Smith and her husband, Walter, count their two rescue dogs – a 95-pound Rhodesian ridgeback mix and a bulldog – as family. They spend their free time on the lake or at the farm his family owns and tooling around the country in their 1968 Serro Scotty Camper.

“We drove out west last summer,” Smith says. “We did 5,000 miles in two-and-a-half weeks.”

The couple also makes use of their camper during annual trips to Talladega Superspeedway.

Eventually, duty calls and Foreman and Smith team up again to serve their clients, educate the public and grow their business. In 2019, they’re aiming to sell 70 houses totaling $20 million in sales.

Their optimism is fueled by their progress in recent years and a shift to a three-person dynamic.

To help spur further growth, Foreman and Smith recently added a third person to the mix: buyer’s agent Bethany Ingham, a Colorado native who’s made a home in Chattanooga with her husband and three children.

By bringing on an agent to help serve their buyers, Foreman and Smith hope to free themselves to tackle the challenges that lie ahead of them, including a slight cooling of the market even as more houses become available.

“When we started in real estate, months of supply was at nine months.
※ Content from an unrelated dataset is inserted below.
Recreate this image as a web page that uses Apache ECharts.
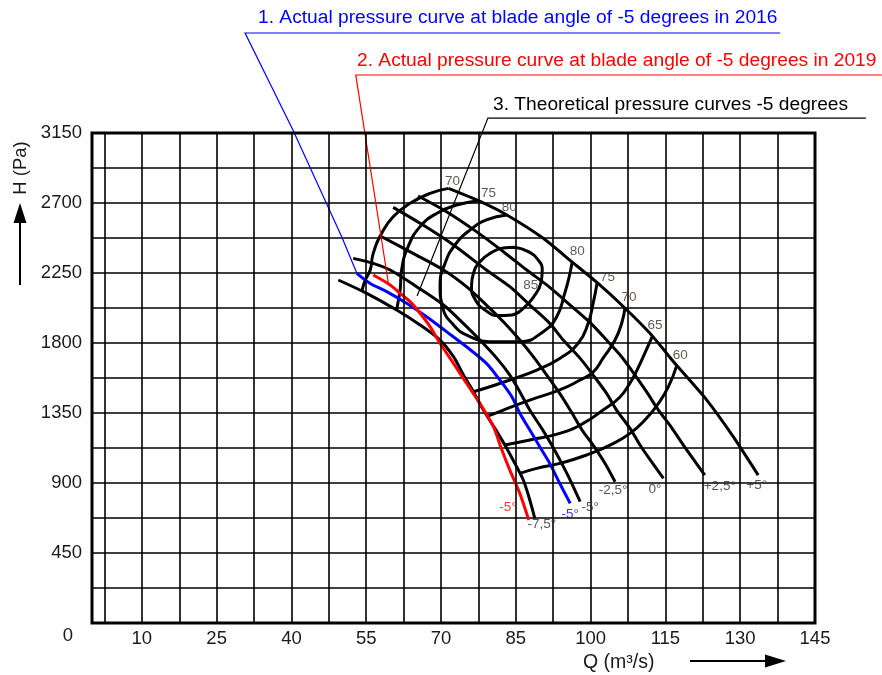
<!DOCTYPE html>
<html><head><meta charset="utf-8">
<script src="https://cdn.jsdelivr.net/npm/echarts@6/dist/echarts.min.js"></script>
<style>html,body{margin:0;padding:0;background:#fff}#c{width:882px;height:675px}</style>
</head><body><div id="c"></div>
<script>
// ---- axis ticks ----
const xTickLabels = [10, 25, 40, 55, 70, 85, 100, 115, 130, 145];
const yTickLabels = [0, 450, 900, 1350, 1800, 2250, 2700, 3150];
const xGridLines = [2.5, 10, 17.5, 25, 32.5, 40, 47.5, 55, 62.5, 70, 77.5, 85, 92.5, 100, 107.5, 115, 122.5, 130, 137.5];

// ---- theoretical pressure curves by blade angle [Q, H] ----
const angleP5  = [[71.5,2794],[77.5,2715],[83.2,2623],[90.5,2473],[96.2,2323],[101.5,2183],[106.6,2033],[111.9,1862],[117.2,1658],[123.3,1433],[128.6,1198],[133.6,951]];
const angleP25 = [[65.4,2745],[71.1,2644],[77.1,2516],[82.5,2387],[87.2,2269],[91.8,2158],[95.9,2044],[99.9,1931],[103.2,1819],[106.2,1712],[108.9,1594],[111.2,1487],[113.6,1369],[116.2,1258],[118.6,1144],[122.9,951]];
const angle0   = [[60.4,2672],[66.4,2558],[72.5,2430],[79.1,2269],[83.8,2162],[87.8,2044],[91.8,1926],[94.5,1819],[97.9,1701],[100.5,1594],[103.2,1476],[105.2,1369],[107.9,1251],[109.9,1144],[112.2,1037],[114.6,930]];
const angleM25 = [[58.1,2483],[64.4,2376],[70.5,2269],[75.1,2162],[79.1,2044],[82.5,1937],[85.8,1819],[88.5,1712],[91.2,1594],[93.8,1476],[95.9,1369],[98.5,1230],[100.5,1144],[102.9,1026],[104.9,908]];
const angleM5  = [[52.4,2344],[56.4,2312],[59.8,2269],[65.1,2162],[70.5,2044],[74.1,1937],[77.8,1819],[81.2,1701],[83.8,1594],[85.8,1487],[87.8,1369],[90.2,1251],[92.2,1144],[94.2,1026],[95.9,919],[97.9,780]];
const angleM75 = [[49.4,2205],[55.1,2119],[61.1,2012],[65.8,1916],[69.8,1819],[72.5,1712],[74.5,1594],[76.5,1487],[78.5,1369],[80.8,1251],[82.8,1144],[84.8,1026],[86.5,919],[87.8,791],[88.8,673]];

// ---- efficiency contours (%) ----
const eff85      = [[84.8,2415],[87.5,2387],[89.5,2333],[90.3,2269],[90.0,2183],[88.6,2098],[86.5,2023],[84.2,1980],[81.5,1976],[78.8,2012],[76.9,2076],[76.1,2162],[76.5,2248],[77.8,2323],[80.1,2381],[82.5,2411],[84.8,2415]];
const eff80      = [[83.2,2623],[79.1,2591],[75.8,2526],[72.8,2430],[70.8,2312],[69.8,2173],[70.3,2033],[72.5,1916],[75.8,1841],[80.5,1808],[85.8,1808],[90.5,1873],[93.2,1969],[94.8,2119],[95.7,2226],[96.3,2321]];
const eff75Left  = [[77.5,2715],[73.1,2687],[69.1,2633],[65.8,2548],[63.4,2419],[62.1,2269],[61.8,2141],[61.4,2066],[61.1,2012]];
const eff75Right = [[101.3,2186],[100.5,2055],[99.5,1926],[97.5,1798],[93.8,1701],[89.2,1626],[83.8,1562],[79.8,1519],[76.5,1487]];
const eff70Left  = [[71.5,2794],[67.8,2762],[63.8,2698],[60.4,2612],[58.1,2505],[56.4,2376],[55.8,2269],[54.8,2205],[54.1,2130]];
const eff70Right = [[106.9,2031],[106.3,1935],[104.9,1819],[102.5,1703],[100.5,1613],[97.9,1562],[93.8,1498],[87.8,1433],[82.5,1369],[79.1,1326]];
const eff65      = [[112.3,1838],[110.9,1736],[109.3,1626],[107.9,1543],[105.9,1453],[102.5,1369],[98.5,1283],[93.8,1219],[87.8,1176],[82.8,1144]];
const eff60      = [[117.3,1658],[115.6,1519],[113.6,1412],[111.2,1316],[107.9,1219],[103.9,1144],[99.2,1080],[93.8,1026],[89.2,994],[85.8,962]];

// ---- measured curves at -5 degrees ----
const actual2016 = [[53.1,2248],[55.8,2183],[59.1,2130],[63.1,2055],[67.1,1969],[71.1,1873],[75.1,1776],[79.1,1669],[81.8,1562],[84.2,1455],[85.8,1348],[87.8,1241],[89.8,1133],[91.8,1026],[93.8,898],[95.9,769]];
const actual2019 = [[56.4,2237],[59.8,2173],[61.8,2119],[63.8,2066],[65.8,1991],[67.8,1905],[69.8,1798],[72.5,1669],[75.1,1541],[77.8,1412],[80.5,1262],[82.2,1112],[83.8,983],[85.8,833],[87.6,662]];

// ---- curve labels ----
const effLabelText = ['70','75','80','80','75','70','65','60','85'];
const effLabelPos  = [[72.3,2837],[79.5,2762],[83.7,2672],[97.3,2391],[103.4,2222],[107.7,2091],[112.9,1911],[118.0,1723],[88.0,2173]];
const angleLabelText = ['+5°','+2,5°','0°','-2,5°','-5°','-7,5°'];
const angleLabelPos  = [[133.3,887],[125.9,876],[112.9,861],[104.5,851],[99.9,743],[90.2,632]];
const label2016Pos = [[95.9,701]];
const label2019Pos = [[83.4,743]];

// ---- annotation leaders [Q, H] ----
const leader2016 = [[138.0,3793],[30.7,3793],[40.3,3169],[50.1,2481],[53.1,2250]];
const leader2019 = [[158.4,3523],[52.9,3523],[59.4,2192]];
const leaderTheory = [[155.2,3246],[79.4,3246],[65.2,2102]];
const noteTexts = ['1. Actual pressure curve at blade angle of -5 degrees in 2016',
                   '2. Actual pressure curve at blade angle of -5 degrees in 2019',
                   '3. Theoretical pressure curves -5 degrees'];

const FONT = "'Liberation Sans', Arial, sans-serif";
const TXT = '#1a1a1a';
const chart = echarts.init(document.getElementById('c'));

function curve(data, color, width, smooth) {
  return {type: 'line', data: data, showSymbol: false, symbol: 'none', smooth: smooth === undefined ? 0.3 : smooth,
          lineStyle: {color: color, width: width}, silent: true, z: 3};
}
function labels(pos, texts, color, size) {
  return {type: 'scatter', symbolSize: 0, silent: true, z: 5,
          data: pos.map((p, i) => ({value: p, name: texts[i]})),
          label: {show: true, position: 'inside', formatter: '{b}', color: color, fontSize: size, fontFamily: FONT}};
}
function leader(coords, color, arrow) {
  return {type: 'lines', coordinateSystem: 'cartesian2d', polyline: true, clip: false, silent: true, z: 4,
          symbol: arrow ? ['none', 'arrow'] : ['none', 'none'], symbolSize: 10,
          lineStyle: {color: color, width: 1.2, opacity: 1},
          data: [{coords: coords}]};
}

const option = {
  animation: false,
  backgroundColor: '#ffffff',
  grid: {left: 92, right: 67, top: 133, bottom: 52, show: true, borderColor: '#000', borderWidth: 3, backgroundColor: 'transparent', z: 10},
  xAxis: {type: 'value', min: 0, max: 145, interval: 5,
    axisLine: {show: false}, axisTick: {show: false}, splitLine: {show: false},
    axisLabel: {margin: 6, color: TXT, fontSize: 18.5, fontFamily: FONT, showMinLabel: true, showMaxLabel: true,
      formatter: v => xTickLabels.indexOf(v) >= 0 ? String(v) : ''}},
  yAxis: {type: 'value', min: 0, max: 3150, interval: 225,
    axisLine: {show: false}, axisTick: {show: false},
    splitLine: {show: true, lineStyle: {color: '#000', width: 1.6}},
    axisLabel: {margin: 10, color: TXT, fontSize: 18.5, fontFamily: FONT,
      formatter: v => v === 0 ? '{z|0}' : (yTickLabels.indexOf(v) >= 0 ? String(v) : ''),
      rich: {z: {padding: [26, 9, 0, 0], color: TXT, fontSize: 18.5, fontFamily: FONT}}}},
  graphic: [
    {type: 'text', x: 258, y: 18, style: {text: noteTexts[0], fill: '#0000ff', fontSize: 19.2, fontFamily: FONT, verticalAlign: 'middle', textVerticalAlign: 'middle'}},
    {type: 'text', x: 357, y: 61, style: {text: noteTexts[1], fill: '#ff0000', fontSize: 19.2, fontFamily: FONT, verticalAlign: 'middle', textVerticalAlign: 'middle'}},
    {type: 'text', x: 493, y: 105, style: {text: noteTexts[2], fill: '#000000', fontSize: 19.2, fontFamily: FONT, verticalAlign: 'middle', textVerticalAlign: 'middle'}},
    {type: 'text', x: 21, y: 168, rotation: Math.PI / 2, style: {text: 'H (Pa)', fill: TXT, fontSize: 18.5, fontFamily: FONT, align: 'center', textAlign: 'center', verticalAlign: 'middle', textVerticalAlign: 'middle'}},
    {type: 'line', shape: {x1: 20, y1: 285, x2: 20, y2: 220}, style: {stroke: '#000', lineWidth: 2}},
    {type: 'polygon', shape: {points: [[20, 203], [13.5, 223], [26.5, 223]]}, style: {fill: '#000'}},
    {type: 'text', x: 583, y: 663, style: {text: 'Q (m³/s)', fill: TXT, fontSize: 19.5, fontFamily: FONT, verticalAlign: 'middle', textVerticalAlign: 'middle'}},
    {type: 'line', shape: {x1: 690, y1: 661, x2: 768, y2: 661}, style: {stroke: '#000', lineWidth: 2}},
    {type: 'polygon', shape: {points: [[786, 661], [765, 654.5], [765, 667.5]]}, style: {fill: '#000'}}
  ],
  series: [
    {type: 'line', data: [], silent: true, z: 1,
     markLine: {silent: true, symbol: ['none', 'none'], label: {show: false}, animation: false,
       lineStyle: {color: '#000', width: 1.6, type: 'solid'},
       data: xGridLines.map(v => ({xAxis: v}))}},
    curve(angleP5, '#000', 3, 0.2),
    curve(angleP25, '#000', 3),
    curve(angle0, '#000', 3),
    curve(angleM25, '#000', 3),
    curve(angleM5, '#000', 3),
    curve(angleM75, '#000', 3),
    curve(eff85, '#000', 3, 0.5),
    curve(eff80, '#000', 3, 0.5),
    curve(eff75Left, '#000', 3, 0.5),
    curve(eff75Right, '#000', 3, 0.5),
    curve(eff70Left, '#000', 3, 0.5),
    curve(eff70Right, '#000', 3, 0.5),
    curve(eff65, '#000', 3, 0.5),
    curve(eff60, '#000', 3, 0.5),
    curve(actual2016, '#0000ff', 3),
    curve(actual2019, '#ff0000', 3),
    leader(leader2016, '#0000ff', true),
    leader(leader2019, '#ff0000', false),
    leader(leaderTheory, '#000000', false),
    labels(effLabelPos, effLabelText, '#3d3222', 13.5),
    labels(angleLabelPos, angleLabelText, '#2a2a2a', 13.5),
    labels(label2016Pos, ['-5°'], '#0000ff', 13.5),
    labels(label2019Pos, ['-5°'], '#ff0000', 13.5)
  ]
};
chart.setOption(option);
</script></body></html>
A balanced market is six months, so at nine months, it was a heavy buyers’ market,” Foreman explains.

“For the last year, months of supply has been at three months and sales have either risen or hovered. In the past quarter, months of supply is starting to rise but sales aren’t. If that continues, then we’ve peaked and are going the other way.”

Foreman and Smith say their good business chemistry will see them through. “I want to take over the world and grow, grow, grow and Louellen wants to settle down, settle down, settle down,” Foreman says. “She keeps me from going too fast and getting myself in trouble.

“Put those two things together and we’re perfect.”